DATA:
--- START ---

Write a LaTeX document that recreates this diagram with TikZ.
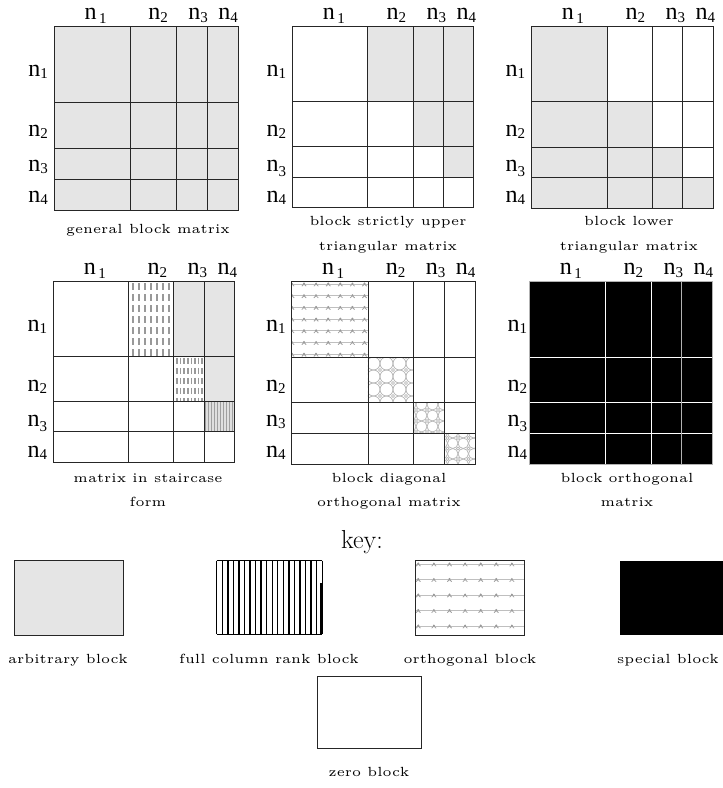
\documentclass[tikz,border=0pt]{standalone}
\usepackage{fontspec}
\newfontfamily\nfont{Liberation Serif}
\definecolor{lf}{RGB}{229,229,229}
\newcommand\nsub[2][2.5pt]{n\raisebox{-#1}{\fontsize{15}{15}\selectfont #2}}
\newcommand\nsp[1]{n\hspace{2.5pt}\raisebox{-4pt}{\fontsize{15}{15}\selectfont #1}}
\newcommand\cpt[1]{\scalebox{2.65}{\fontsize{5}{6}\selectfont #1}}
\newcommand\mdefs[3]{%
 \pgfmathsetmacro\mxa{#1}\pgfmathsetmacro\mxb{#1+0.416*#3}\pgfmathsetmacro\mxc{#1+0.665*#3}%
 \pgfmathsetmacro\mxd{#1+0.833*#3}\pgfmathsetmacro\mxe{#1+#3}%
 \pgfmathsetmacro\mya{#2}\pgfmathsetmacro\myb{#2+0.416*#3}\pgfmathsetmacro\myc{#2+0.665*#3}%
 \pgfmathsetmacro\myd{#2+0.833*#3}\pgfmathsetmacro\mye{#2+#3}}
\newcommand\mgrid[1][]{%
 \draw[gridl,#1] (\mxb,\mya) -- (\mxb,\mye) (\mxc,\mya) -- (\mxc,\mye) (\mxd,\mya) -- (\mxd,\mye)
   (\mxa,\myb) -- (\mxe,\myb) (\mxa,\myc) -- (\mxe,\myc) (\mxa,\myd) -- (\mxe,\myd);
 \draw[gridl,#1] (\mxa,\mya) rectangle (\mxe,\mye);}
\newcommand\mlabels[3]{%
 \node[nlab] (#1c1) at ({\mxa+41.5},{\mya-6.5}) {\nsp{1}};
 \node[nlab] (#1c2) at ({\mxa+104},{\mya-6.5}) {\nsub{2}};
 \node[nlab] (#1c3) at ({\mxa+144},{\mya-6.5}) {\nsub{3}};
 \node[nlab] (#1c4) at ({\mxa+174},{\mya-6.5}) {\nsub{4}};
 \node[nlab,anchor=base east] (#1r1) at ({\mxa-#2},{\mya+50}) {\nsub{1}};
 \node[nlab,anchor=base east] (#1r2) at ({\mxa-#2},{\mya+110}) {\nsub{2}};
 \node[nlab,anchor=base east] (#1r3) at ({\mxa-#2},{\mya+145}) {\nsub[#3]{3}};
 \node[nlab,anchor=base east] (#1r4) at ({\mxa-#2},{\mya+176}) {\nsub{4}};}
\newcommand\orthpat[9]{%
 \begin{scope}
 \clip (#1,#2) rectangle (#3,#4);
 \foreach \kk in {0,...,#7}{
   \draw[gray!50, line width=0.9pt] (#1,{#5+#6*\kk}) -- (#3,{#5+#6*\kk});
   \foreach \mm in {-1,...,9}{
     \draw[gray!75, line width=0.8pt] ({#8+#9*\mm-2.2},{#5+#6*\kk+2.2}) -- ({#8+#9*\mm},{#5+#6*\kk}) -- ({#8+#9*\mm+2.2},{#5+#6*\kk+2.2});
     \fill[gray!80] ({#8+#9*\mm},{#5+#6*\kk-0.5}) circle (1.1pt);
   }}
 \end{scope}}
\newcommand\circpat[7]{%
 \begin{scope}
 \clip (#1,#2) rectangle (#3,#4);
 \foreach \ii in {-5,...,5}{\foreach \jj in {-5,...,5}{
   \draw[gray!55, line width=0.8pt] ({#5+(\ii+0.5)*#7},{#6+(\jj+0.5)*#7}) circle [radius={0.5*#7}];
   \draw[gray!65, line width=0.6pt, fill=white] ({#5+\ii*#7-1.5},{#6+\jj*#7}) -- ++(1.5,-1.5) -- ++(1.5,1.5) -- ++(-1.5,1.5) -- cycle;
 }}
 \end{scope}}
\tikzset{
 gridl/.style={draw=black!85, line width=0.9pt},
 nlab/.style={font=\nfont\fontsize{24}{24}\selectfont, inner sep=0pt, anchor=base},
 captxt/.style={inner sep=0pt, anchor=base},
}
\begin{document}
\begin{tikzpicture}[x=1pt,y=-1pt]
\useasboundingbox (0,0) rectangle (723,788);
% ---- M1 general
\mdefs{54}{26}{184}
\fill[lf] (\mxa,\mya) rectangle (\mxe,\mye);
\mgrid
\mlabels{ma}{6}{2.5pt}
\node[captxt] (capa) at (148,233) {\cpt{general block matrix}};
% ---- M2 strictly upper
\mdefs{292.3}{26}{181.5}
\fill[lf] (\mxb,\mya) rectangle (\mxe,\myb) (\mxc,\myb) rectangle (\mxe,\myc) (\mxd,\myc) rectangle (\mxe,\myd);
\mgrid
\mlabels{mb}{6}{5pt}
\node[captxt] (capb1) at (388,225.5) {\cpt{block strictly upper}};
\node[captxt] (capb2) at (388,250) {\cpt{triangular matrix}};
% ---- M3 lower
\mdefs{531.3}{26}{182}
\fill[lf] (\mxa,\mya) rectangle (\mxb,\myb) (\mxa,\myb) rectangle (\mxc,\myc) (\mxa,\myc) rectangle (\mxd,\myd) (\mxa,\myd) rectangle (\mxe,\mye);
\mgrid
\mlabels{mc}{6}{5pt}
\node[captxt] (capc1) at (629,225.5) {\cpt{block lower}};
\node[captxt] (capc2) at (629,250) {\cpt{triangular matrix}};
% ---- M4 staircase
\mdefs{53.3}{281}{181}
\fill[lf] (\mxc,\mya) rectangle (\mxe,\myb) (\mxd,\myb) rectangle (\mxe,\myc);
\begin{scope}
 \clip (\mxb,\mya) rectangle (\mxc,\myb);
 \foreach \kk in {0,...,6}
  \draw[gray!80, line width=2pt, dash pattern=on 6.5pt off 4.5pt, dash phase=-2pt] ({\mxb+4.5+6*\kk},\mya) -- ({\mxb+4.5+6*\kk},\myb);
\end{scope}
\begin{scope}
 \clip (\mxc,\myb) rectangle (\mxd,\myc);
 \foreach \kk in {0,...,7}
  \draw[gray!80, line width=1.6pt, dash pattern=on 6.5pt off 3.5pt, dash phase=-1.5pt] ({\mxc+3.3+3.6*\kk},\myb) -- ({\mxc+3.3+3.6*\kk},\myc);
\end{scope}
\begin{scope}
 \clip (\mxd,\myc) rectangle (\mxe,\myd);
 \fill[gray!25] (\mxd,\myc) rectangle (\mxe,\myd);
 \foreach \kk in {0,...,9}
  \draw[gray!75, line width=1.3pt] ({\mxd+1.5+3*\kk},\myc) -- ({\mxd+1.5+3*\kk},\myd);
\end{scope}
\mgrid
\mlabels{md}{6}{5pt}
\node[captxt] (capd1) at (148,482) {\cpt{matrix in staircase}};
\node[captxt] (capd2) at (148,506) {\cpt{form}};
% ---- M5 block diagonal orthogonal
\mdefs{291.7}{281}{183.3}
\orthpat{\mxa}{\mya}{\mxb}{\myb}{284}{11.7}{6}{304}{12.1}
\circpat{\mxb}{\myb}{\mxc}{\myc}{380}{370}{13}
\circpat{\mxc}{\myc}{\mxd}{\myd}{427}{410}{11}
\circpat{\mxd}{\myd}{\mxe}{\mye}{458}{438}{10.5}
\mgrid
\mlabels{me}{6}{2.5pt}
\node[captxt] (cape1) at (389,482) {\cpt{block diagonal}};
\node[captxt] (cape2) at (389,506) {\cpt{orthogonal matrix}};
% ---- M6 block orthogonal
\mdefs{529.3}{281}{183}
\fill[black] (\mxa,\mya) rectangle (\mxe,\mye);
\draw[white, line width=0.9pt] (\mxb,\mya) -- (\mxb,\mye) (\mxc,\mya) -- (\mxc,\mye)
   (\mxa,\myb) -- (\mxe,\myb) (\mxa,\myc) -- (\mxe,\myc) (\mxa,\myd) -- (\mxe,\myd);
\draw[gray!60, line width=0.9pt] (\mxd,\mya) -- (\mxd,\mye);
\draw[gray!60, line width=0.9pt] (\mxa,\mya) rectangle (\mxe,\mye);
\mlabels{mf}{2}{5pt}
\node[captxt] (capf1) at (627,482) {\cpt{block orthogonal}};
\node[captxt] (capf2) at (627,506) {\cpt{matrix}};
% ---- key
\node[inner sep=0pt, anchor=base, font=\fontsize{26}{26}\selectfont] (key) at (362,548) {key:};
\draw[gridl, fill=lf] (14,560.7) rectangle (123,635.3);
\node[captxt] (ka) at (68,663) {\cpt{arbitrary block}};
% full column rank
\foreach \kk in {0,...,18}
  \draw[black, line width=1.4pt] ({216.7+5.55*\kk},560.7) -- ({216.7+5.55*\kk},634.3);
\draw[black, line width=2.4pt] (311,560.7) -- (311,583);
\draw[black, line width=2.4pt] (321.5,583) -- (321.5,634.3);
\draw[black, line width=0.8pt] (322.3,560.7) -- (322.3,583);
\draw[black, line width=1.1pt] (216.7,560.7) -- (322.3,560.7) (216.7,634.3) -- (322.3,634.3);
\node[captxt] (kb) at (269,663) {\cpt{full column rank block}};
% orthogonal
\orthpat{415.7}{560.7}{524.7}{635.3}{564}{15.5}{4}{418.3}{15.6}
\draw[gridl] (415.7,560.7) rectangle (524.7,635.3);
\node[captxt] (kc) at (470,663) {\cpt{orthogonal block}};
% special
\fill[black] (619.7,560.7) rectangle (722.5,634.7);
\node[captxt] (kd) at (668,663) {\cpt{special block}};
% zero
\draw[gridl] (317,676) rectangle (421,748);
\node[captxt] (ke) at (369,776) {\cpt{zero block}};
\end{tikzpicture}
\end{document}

--- END ---
--- START ---

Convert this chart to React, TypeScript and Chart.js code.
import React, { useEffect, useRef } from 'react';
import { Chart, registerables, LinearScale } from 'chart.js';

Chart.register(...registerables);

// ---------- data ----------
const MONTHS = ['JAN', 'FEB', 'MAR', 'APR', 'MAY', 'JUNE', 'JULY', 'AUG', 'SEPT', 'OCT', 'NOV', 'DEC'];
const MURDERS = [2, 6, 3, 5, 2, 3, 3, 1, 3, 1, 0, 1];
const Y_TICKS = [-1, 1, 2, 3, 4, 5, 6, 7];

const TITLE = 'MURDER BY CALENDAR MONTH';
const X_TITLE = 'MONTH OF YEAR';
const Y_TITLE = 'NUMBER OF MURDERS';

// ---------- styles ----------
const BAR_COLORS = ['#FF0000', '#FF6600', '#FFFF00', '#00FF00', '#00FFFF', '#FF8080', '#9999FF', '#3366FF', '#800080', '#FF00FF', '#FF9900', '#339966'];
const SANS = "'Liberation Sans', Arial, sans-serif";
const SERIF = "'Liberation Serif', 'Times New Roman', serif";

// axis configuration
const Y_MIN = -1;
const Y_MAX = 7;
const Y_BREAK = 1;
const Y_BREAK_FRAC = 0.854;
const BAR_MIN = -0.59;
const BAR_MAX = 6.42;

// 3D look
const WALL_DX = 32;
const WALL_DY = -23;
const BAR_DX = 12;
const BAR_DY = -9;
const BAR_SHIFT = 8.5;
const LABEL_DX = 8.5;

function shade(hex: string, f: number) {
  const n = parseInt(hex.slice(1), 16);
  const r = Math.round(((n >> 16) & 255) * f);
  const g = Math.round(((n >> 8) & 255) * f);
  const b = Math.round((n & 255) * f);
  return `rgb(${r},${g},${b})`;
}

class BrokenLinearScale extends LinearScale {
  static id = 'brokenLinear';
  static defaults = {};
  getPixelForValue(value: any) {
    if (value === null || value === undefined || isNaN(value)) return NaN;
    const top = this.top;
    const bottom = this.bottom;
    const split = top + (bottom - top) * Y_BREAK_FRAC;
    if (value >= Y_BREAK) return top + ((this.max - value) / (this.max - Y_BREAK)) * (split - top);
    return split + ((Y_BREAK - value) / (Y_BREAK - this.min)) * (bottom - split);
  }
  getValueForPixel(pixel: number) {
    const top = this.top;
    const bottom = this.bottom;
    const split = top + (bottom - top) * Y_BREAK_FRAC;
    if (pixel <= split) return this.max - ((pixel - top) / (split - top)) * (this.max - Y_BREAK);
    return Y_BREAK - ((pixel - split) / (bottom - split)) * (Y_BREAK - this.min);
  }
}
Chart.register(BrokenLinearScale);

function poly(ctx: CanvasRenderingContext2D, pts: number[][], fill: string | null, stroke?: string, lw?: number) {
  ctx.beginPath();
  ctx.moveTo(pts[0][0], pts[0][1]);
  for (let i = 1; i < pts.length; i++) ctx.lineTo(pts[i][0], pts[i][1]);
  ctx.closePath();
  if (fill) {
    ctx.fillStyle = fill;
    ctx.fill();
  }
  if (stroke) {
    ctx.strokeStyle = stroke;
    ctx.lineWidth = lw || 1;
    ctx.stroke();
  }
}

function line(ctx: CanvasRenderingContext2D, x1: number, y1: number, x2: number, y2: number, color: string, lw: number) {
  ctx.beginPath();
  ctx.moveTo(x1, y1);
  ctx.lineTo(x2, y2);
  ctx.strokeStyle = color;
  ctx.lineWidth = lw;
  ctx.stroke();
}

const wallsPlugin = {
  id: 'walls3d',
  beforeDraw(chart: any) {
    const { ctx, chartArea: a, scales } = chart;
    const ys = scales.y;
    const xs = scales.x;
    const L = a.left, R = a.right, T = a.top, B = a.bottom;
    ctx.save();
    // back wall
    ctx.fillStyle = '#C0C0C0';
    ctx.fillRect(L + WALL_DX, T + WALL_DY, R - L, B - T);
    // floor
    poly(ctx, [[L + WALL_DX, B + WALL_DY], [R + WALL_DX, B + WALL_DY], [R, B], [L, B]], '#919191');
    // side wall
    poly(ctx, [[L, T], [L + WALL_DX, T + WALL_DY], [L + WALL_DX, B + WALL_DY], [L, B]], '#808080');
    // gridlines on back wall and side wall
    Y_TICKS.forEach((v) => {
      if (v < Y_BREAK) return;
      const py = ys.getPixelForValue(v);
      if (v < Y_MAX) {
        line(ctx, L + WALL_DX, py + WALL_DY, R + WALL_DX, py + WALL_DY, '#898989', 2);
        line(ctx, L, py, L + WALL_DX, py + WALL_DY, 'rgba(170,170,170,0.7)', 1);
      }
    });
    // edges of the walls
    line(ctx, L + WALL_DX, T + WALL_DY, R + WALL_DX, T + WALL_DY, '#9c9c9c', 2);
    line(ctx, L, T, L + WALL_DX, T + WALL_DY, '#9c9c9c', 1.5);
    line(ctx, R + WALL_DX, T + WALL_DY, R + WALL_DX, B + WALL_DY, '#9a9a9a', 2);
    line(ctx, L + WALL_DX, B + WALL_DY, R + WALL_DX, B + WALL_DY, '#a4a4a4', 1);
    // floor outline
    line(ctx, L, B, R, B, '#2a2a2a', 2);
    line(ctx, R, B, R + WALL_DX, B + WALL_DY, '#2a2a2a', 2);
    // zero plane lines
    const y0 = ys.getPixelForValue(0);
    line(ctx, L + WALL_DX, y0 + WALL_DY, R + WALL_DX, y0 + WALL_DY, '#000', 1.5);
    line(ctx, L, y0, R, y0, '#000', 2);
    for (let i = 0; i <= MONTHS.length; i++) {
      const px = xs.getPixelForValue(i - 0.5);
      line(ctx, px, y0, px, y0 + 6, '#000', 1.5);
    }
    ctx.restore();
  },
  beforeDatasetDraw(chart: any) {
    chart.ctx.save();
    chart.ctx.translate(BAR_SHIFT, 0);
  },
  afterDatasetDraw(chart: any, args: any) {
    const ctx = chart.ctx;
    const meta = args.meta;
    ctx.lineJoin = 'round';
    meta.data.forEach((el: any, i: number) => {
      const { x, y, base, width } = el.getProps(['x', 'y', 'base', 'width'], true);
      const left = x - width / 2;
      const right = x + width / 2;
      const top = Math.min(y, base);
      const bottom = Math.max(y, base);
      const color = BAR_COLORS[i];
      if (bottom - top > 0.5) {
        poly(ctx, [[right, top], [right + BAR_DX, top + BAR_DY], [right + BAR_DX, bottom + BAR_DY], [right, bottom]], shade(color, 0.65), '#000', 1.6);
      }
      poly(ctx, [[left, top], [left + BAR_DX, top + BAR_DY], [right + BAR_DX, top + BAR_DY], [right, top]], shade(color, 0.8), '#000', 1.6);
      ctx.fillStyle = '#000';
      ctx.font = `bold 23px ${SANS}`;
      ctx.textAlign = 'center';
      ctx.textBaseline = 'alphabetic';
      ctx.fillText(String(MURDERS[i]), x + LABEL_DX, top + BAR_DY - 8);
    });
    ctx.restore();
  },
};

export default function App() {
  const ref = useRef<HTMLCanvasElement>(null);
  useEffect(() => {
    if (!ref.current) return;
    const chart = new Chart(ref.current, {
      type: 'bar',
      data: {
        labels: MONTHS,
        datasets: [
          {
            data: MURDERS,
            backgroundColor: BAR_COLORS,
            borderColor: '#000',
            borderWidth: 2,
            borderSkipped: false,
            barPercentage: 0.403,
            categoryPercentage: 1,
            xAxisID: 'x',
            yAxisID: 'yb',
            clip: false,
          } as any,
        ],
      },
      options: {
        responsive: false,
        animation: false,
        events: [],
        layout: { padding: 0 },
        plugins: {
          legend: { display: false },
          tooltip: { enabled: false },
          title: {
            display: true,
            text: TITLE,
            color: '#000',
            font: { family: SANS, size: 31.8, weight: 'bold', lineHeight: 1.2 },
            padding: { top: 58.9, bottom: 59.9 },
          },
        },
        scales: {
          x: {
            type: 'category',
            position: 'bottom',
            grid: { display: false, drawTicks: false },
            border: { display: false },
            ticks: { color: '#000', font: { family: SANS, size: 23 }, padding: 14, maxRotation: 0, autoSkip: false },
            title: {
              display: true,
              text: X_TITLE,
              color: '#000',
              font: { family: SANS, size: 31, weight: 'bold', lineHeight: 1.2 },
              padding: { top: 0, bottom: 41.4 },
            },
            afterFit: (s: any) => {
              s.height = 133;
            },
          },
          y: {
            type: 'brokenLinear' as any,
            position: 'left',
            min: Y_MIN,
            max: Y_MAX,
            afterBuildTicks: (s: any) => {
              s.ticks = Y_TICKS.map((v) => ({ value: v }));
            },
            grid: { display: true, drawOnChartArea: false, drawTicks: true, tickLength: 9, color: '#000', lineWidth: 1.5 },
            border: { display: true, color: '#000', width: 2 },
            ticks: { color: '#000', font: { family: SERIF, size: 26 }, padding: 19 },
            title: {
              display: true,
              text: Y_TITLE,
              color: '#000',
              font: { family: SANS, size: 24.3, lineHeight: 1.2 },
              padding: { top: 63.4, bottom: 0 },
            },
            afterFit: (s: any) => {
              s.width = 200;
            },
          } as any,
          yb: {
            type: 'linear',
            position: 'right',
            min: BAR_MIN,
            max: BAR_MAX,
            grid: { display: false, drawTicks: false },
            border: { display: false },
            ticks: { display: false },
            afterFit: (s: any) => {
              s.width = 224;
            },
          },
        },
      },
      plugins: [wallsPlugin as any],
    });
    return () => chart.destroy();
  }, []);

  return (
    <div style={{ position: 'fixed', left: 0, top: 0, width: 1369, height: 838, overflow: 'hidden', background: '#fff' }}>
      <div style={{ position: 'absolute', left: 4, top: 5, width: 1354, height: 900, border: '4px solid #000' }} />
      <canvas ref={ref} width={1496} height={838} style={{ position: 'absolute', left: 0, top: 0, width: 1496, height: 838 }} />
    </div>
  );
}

--- END ---

YOUR INSTRUCTIONS:
Whichever lines contain the string "this", select and copy them.

PROBLEM SOLUTION:
Write a LaTeX document that recreates this diagram with TikZ.
Convert this chart to React, TypeScript and Chart.js code.
    const top = this.top;
    const bottom = this.bottom;
    if (value >= Y_BREAK) return top + ((this.max - value) / (this.max - Y_BREAK)) * (split - top);
    return split + ((Y_BREAK - value) / (Y_BREAK - this.min)) * (bottom - split);
    const top = this.top;
    const bottom = this.bottom;
    if (pixel <= split) return this.max - ((pixel - top) / (split - top)) * (this.max - Y_BREAK);
    return Y_BREAK - ((pixel - split) / (bottom - split)) * (Y_BREAK - this.min);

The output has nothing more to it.